Estos serían los bienaventurados de nuestro tiempo:
Las personas pobres de espíritu, que viven sencillamente y no corren angustiadas tras la riqueza, el poder y la gloria ni ponen el placer y el bienestar como metas supremas de la vida.
Las personas sufridas, no violentas, que tienen criterios cristianos y los mantienen, pero no los imponen a gritos ni con las armas porque saben que todos los seres humanos hemos nacido del mismo Padre Dios.
Las personas limpias de corazón y de mirada limpia que como no tienen doblez en sus vidas no creen que exista en la del prójimo. Que no se mueven por la envidia u orgullo. Y son fieles a su propia conciencia.
Las personas misericordiosas, dispuestas siempre a la comprensión, a la tolerancia, al perdón, al juicio misericordioso.
Las personas que han llorado sin que las lágrimas hayan dejado rencores en su vida.
Las personas que tienen hambre y sed de justicia y que, por eso, no les gusta su mundo pero, como es el suyo, no lo odian sino que lo aman e intentan cambiarlo. Y trabajan voluntariamente por el bien de los demás.
¡Qué bien recoge el espíritu de las bienaventuranzas la hermosa oración de San Francisco de Asís!:
Señor, haz de mí un instrumento de tu paz.
Donde haya odio, que yo ponga amor.
Donde haya ofensa, que yo ponga perdón.
Donde haya discordia, que yo ponga unión.
Donde haya error, que yo ponga verdad
Donde haya duda, que yo ponga fe.
Donde haya desesperanza, que yo ponga esperanza.
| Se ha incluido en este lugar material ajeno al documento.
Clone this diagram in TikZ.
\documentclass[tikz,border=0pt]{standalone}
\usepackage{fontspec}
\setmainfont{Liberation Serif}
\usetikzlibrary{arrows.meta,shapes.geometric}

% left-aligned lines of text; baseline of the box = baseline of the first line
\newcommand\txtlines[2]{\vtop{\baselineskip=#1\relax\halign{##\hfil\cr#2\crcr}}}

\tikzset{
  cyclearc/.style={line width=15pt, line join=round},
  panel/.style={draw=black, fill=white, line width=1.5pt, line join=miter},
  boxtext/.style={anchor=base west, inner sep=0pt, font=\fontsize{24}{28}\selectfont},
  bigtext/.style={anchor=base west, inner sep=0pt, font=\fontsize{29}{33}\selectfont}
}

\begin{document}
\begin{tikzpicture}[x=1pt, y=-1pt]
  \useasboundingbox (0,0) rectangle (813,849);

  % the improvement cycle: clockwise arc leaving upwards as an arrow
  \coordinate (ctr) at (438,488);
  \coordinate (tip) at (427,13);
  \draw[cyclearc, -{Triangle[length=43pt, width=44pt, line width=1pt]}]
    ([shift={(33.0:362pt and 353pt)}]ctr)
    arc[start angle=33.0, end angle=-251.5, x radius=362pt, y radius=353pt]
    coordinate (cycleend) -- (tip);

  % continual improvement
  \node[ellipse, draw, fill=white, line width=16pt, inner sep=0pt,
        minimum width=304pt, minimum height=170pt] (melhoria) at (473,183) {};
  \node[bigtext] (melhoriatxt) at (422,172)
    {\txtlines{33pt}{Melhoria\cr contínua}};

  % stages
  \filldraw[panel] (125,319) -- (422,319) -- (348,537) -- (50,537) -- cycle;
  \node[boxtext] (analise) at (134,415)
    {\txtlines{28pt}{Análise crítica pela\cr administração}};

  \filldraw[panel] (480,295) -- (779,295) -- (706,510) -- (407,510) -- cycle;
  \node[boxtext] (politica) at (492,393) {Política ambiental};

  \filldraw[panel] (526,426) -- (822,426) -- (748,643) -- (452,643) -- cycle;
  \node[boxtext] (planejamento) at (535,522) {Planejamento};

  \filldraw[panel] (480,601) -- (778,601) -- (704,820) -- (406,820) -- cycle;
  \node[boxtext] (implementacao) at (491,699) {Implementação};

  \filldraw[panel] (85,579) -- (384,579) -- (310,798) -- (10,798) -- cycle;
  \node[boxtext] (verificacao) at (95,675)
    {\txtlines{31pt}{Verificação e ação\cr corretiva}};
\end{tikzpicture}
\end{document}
Donde haya tiniebla, que yo ponga luz.
Donde haya tristeza, que yo ponga alegría
Haz que yo no busque tanto
El ser consolado como el consolar,
El ser comprendido como el comprender,
El ser amado como el amar.
Porque dando es como se recibe.
Olvidándose de sí mismo
Es como se encuentra a sí mismo.
Perdonando es como se obtiene perdón.
Muriendo es como se resucita para la vida eterna.